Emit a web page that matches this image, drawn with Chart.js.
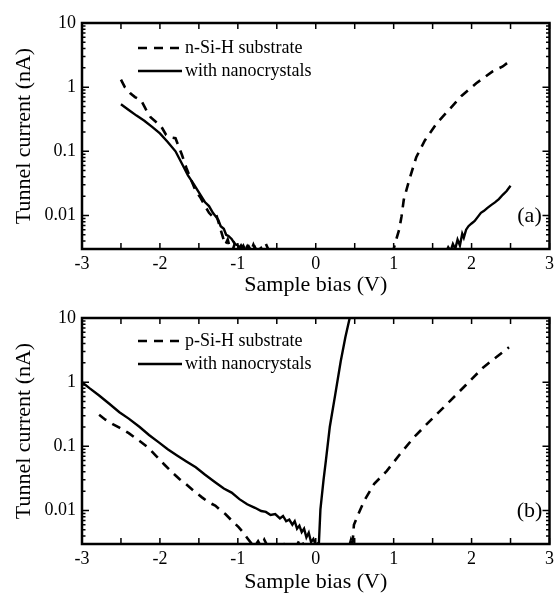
<!DOCTYPE html>
<html lang="en">
<head>
    <meta charset="UTF-8">
    <title>Tunnel current vs sample bias</title>
    <script src="https://cdn.jsdelivr.net/npm/chart.js"></script>
    <style>
        body {
            margin: 0;
            padding: 0;
            background: white;
        }
        #wrap {
            position: relative;
            width: 558px;
            height: 595px;
        }
        canvas {
            position: absolute;
            left: 0;
        }
    </style>
</head>
<body>
    <div id="wrap">
        <canvas id="chartA" width="558" height="298" style="top:0"></canvas>
        <canvas id="chartB" width="558" height="297" style="top:298px"></canvas>
    </div>

    <script>
        // x axis
        const xMin = -3, xMax = 3;
        // y axis (log)
        const yMin = 0.003, yMax = 10;
        const yTicks = [0.01, 0.1, 1, 10];
        const yTickLabels = ['0.01', '0.1', '1', '10'];

        const legendA = ['n-Si-H substrate', 'with nanocrystals'];
        const legendB = ['p-Si-H substrate', 'with nanocrystals'];

        // (a) n-Si-H substrate (dashed)
        const nSubX = [-2.5, -2.45, -2.38, -2.32, -2.24, -2.18, -2.12, -2.04, -1.98, -1.92, -1.86, -1.8, -1.76, -1.72,
            -1.66, -1.6, -1.54, -1.48, -1.42, -1.37, -1.32, -1.28, -1.25, -1.22, -1.19, -1.16, -1.13, -1.1, -1.07,
            -1.04, -1.0, -0.96, -0.92, -0.88, -0.84, -0.8, -0.76, -0.72, -0.68, -0.64, -0.6, -0.56, -0.52, -0.5,
            0.2,
            0.98, 1.0, 1.04, 1.07, 1.1, 1.13, 1.2, 1.29, 1.4, 1.55, 1.7, 1.87, 2.06, 2.27, 2.4, 2.48];
        const nSubY = [1.31, 1.0, 0.8, 0.7, 0.62, 0.45, 0.34, 0.28, 0.24, 0.18, 0.165, 0.16, 0.12, 0.09,
            0.055, 0.036, 0.024, 0.019, 0.014, 0.011, 0.0095, 0.0105, 0.008, 0.006, 0.0045, 0.0035, 0.0042, 0.0031, 0.0028,
            0.0036, 0.0029, 0.0034, 0.0027, 0.0033, 0.0026, 0.0035, 0.0027, 0.0032, 0.0026, 0.0036, 0.0028, 0.0032, 0.0027, 0.0025,
            null,
            0.0025, 0.003, 0.0045, 0.006, 0.0095, 0.0177, 0.036, 0.081, 0.148, 0.27, 0.43, 0.73, 1.15, 1.76, 2.1, 2.5];

        // (a) with nanocrystals (solid)
        const nNcX = [-2.5, -2.4, -2.3, -2.2, -2.1, -2.0, -1.9, -1.8, -1.72, -1.64, -1.56, -1.48, -1.42, -1.37, -1.32,
            -1.28, -1.25, -1.22, -1.18, -1.15, -1.12, -1.08, -1.04, -1.0, -0.96, -0.93, -0.9, -0.86, -0.82, -0.78,
            -0.74, -0.7, -0.66, -0.62, -0.58, -0.54, -0.5,
            0.5,
            1.66, 1.7, 1.73, 1.76, 1.79, 1.82, 1.85, 1.88, 1.9, 1.93, 1.96, 2.0, 2.04, 2.08, 2.12, 2.16, 2.2, 2.25,
            2.3, 2.35, 2.4, 2.45, 2.5];
        const nNcY = [0.54, 0.44, 0.36, 0.3, 0.24, 0.19, 0.14, 0.1, 0.065, 0.042, 0.03, 0.021, 0.016, 0.014, 0.011,
            0.0095, 0.0085, 0.0068, 0.0062, 0.005, 0.0048, 0.0043, 0.0036, 0.0034, 0.003, 0.0034, 0.0028, 0.0033, 0.0027, 0.0032,
            0.0026, 0.0031, 0.0026, 0.003, 0.0025, 0.0029, 0.0024,
            null,
            0.0025, 0.0032, 0.0028, 0.0036, 0.003, 0.0042, 0.0034, 0.0052, 0.0045, 0.006, 0.0068, 0.0075, 0.0082, 0.0095,
            0.011, 0.0118, 0.013, 0.0145, 0.016, 0.018, 0.021, 0.024, 0.029];

        // (b) p-Si-H substrate (dashed)
        const pSubX = [-2.78, -2.7, -2.6, -2.52, -2.4, -2.26, -2.15, -2.05, -1.95, -1.84, -1.75, -1.67, -1.56, -1.46,
            -1.38, -1.29, -1.22, -1.16, -1.08, -0.99, -0.93, -0.87, -0.82, -0.78, -0.74, -0.7, -0.66, -0.62, -0.56,
            -0.5, -0.44, -0.38, -0.32, -0.26, -0.2, -0.14, -0.08, -0.02,
            0.2,
            0.42, 0.45, 0.47, 0.49, 0.55, 0.62, 0.75, 0.91, 1.08, 1.26, 1.46, 1.68, 1.93, 2.15, 2.48];
        const pSubY = [0.31, 0.26, 0.22, 0.195, 0.16, 0.121, 0.095, 0.071, 0.053, 0.039, 0.031, 0.026, 0.02, 0.016,
            0.0135, 0.0119, 0.01, 0.0088, 0.007, 0.0055, 0.0045, 0.0036, 0.003, 0.0028, 0.0033, 0.0027, 0.0035, 0.0028, 0.0032,
            0.0026, 0.0033, 0.0027, 0.0031, 0.0026, 0.0036, 0.0027, 0.0029, 0.0025,
            null,
            0.0025, 0.0034, 0.0028, 0.006, 0.009, 0.014, 0.026, 0.041, 0.075, 0.138, 0.245, 0.45, 0.91, 1.7, 3.5];

        // (b) with nanocrystals (solid)
        const pNcX = [-3.0, -2.9, -2.78, -2.65, -2.52, -2.4, -2.26, -2.14, -2.01, -1.9, -1.78, -1.66, -1.54, -1.42,
            -1.3, -1.18, -1.08, -0.98, -0.88, -0.78, -0.7, -0.64, -0.58, -0.52, -0.46, -0.42, -0.38, -0.34, -0.3,
            -0.27, -0.24, -0.21, -0.18, -0.15, -0.12, -0.09, -0.06, -0.03, 0.0, 0.03, 0.04, 0.06, 0.1, 0.13, 0.18,
            0.25, 0.32, 0.38, 0.43, 0.46];
        const pNcY = [1.0, 0.8, 0.62, 0.46, 0.34, 0.27, 0.2, 0.15, 0.114, 0.09, 0.072, 0.058, 0.047, 0.036,
            0.028, 0.022, 0.019, 0.015, 0.0125, 0.011, 0.0098, 0.0095, 0.0085, 0.0088, 0.0075, 0.0082, 0.0068, 0.0072, 0.006,
            0.0068, 0.0052, 0.0058, 0.0046, 0.0052, 0.0038, 0.0045, 0.0032, 0.0036, 0.0029, 0.0031, 0.003, 0.0104, 0.03, 0.06, 0.2,
            0.64, 2.1, 5, 9.3, 13];

        const serif = 'Liberation Serif';

        function pts(xs, ys) {
            return xs.map((x, i) => ({x: x, y: ys[i]}));
        }

        // inward ticks, frame, legend and panel tag
        const framePlugin = {
            id: 'frame',
            afterDatasetsDraw(chart, args, opts) {
                const ctx = chart.ctx;
                const a = chart.chartArea;
                const x = chart.scales.x;
                const y = chart.scales.y;
                ctx.save();
                ctx.strokeStyle = '#000';
                ctx.lineWidth = 1.5;
                ctx.beginPath();
                for (let v = xMin; v <= xMax + 1e-9; v += 0.5) {
                    const px = x.getPixelForValue(v);
                    ctx.moveTo(px, a.bottom); ctx.lineTo(px, a.bottom - 6);
                    ctx.moveTo(px, a.top); ctx.lineTo(px, a.top + 6);
                }
                for (let e = -3; e <= 1; e++) {
                    for (let m = 1; m < 10; m++) {
                        const v = m * Math.pow(10, e);
                        if (v < yMin * 0.999 || v > yMax * 1.001) continue;
                        const py = y.getPixelForValue(v);
                        const len = m === 1 ? 7 : 3.5;
                        ctx.moveTo(a.left, py); ctx.lineTo(a.left + len, py);
                        ctx.moveTo(a.right, py); ctx.lineTo(a.right - len, py);
                    }
                }
                ctx.stroke();
                ctx.lineWidth = 2.5;
                ctx.strokeRect(a.left, a.top, a.right - a.left, a.bottom - a.top);

                // legend
                ctx.fillStyle = '#000';
                ctx.font = '18px "' + serif + '"';
                ctx.textBaseline = 'middle';
                chart.data.datasets.forEach((ds, i) => {
                    const ly = a.top + opts.legendTop + i * 23;
                    ctx.beginPath();
                    ctx.lineWidth = ds.borderWidth;
                    ctx.setLineDash(ds.borderDash || []);
                    ctx.moveTo(a.left + 56, ly);
                    ctx.lineTo(a.left + 100, ly);
                    ctx.stroke();
                    ctx.setLineDash([]);
                    ctx.fillText(ds.label, a.left + 103, ly);
                });

                ctx.font = '22px "' + serif + '"';
                ctx.textAlign = 'center';
                ctx.fillText(opts.tag, a.right - 20, a.bottom - 33);
                ctx.restore();
            }
        };

        function makeChart(id, labels, subX, subY, ncX, ncY, tag, padTop, xHeight, legendTop) {
            const ctx = document.getElementById(id).getContext('2d');
            return new Chart(ctx, {
                type: 'line',
                data: {
                    datasets: [{
                        label: labels[0],
                        data: pts(subX, subY),
                        borderColor: '#000',
                        borderWidth: 2.6,
                        borderDash: [9, 7],
                        pointRadius: 0,
                        tension: 0,
                        spanGaps: false,
                        clip: 0
                    }, {
                        label: labels[1],
                        data: pts(ncX, ncY),
                        borderColor: '#000',
                        borderWidth: 2.4,
                        pointRadius: 0,
                        tension: 0,
                        spanGaps: false,
                        clip: 0
                    }]
                },
                options: {
                    responsive: false,
                    animation: false,
                    devicePixelRatio: 1,
                    layout: {
                        padding: {top: padTop, right: 4, left: 0, bottom: 0}
                    },
                    plugins: {
                        legend: {display: false},
                        tooltip: {enabled: false},
                        frame: {tag: tag, legendTop: legendTop}
                    },
                    scales: {
                        x: {
                            type: 'linear',
                            min: xMin,
                            max: xMax,
                            grid: {display: false, drawTicks: false},
                            border: {display: false},
                            ticks: {
                                stepSize: 1,
                                maxRotation: 0,
                                color: '#000',
                                padding: 4,
                                font: {family: serif, size: 18}
                            },
                            title: {
                                display: true,
                                text: 'Sample bias (V)',
                                color: '#000',
                                padding: 0,
                                font: {family: serif, size: 22}
                            },
                            afterFit: s => { s.height = xHeight; }
                        },
                        y: {
                            type: 'logarithmic',
                            min: yMin,
                            max: yMax,
                            grid: {display: false, drawTicks: false},
                            border: {display: false},
                            afterBuildTicks: s => { s.ticks = yTicks.map(v => ({value: v})); },
                            ticks: {
                                color: '#000',
                                padding: 6,
                                font: {family: serif, size: 18},
                                callback: v => yTickLabels[yTicks.indexOf(v)]
                            },
                            title: {
                                display: true,
                                text: 'Tunnel current (nA)',
                                color: '#000',
                                padding: {top: 11, bottom: 0},
                                font: {family: serif, size: 22}
                            },
                            afterFit: s => { s.width = 82; }
                        }
                    }
                },
                plugins: [framePlugin]
            });
        }

        makeChart('chartA', legendA, nSubX, nSubY, nNcX, nNcY, '(a)', 23, 49, 25);
        makeChart('chartB', legendB, pSubX, pSubY, pNcX, pNcY, '(b)', 20, 51, 23);
    </script>
</body>
</html>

______________________________

• EXERCISE
Would you reproduce the lines above, from the very first through the line containing "const yTickLabels = ['0.01', '0.1', '1', '10'];", exactly and without the pictures?

• FULL OUTPUT
Emit a web page that matches this image, drawn with Chart.js.
<!DOCTYPE html>
<html lang="en">
<head>
    <meta charset="UTF-8">
    <title>Tunnel current vs sample bias</title>
    <script src="https://cdn.jsdelivr.net/npm/chart.js"></script>
    <style>
        body {
            margin: 0;
            padding: 0;
            background: white;
        }
        #wrap {
            position: relative;
            width: 558px;
            height: 595px;
        }
        canvas {
            position: absolute;
            left: 0;
        }
    </style>
</head>
<body>
    <div id="wrap">
        <canvas id="chartA" width="558" height="298" style="top:0"></canvas>
        <canvas id="chartB" width="558" height="297" style="top:298px"></canvas>
    </div>

    <script>
        // x axis
        const xMin = -3, xMax = 3;
        // y axis (log)
        const yMin = 0.003, yMax = 10;
        const yTicks = [0.01, 0.1, 1, 10];
        const yTickLabels = ['0.01', '0.1', '1', '10'];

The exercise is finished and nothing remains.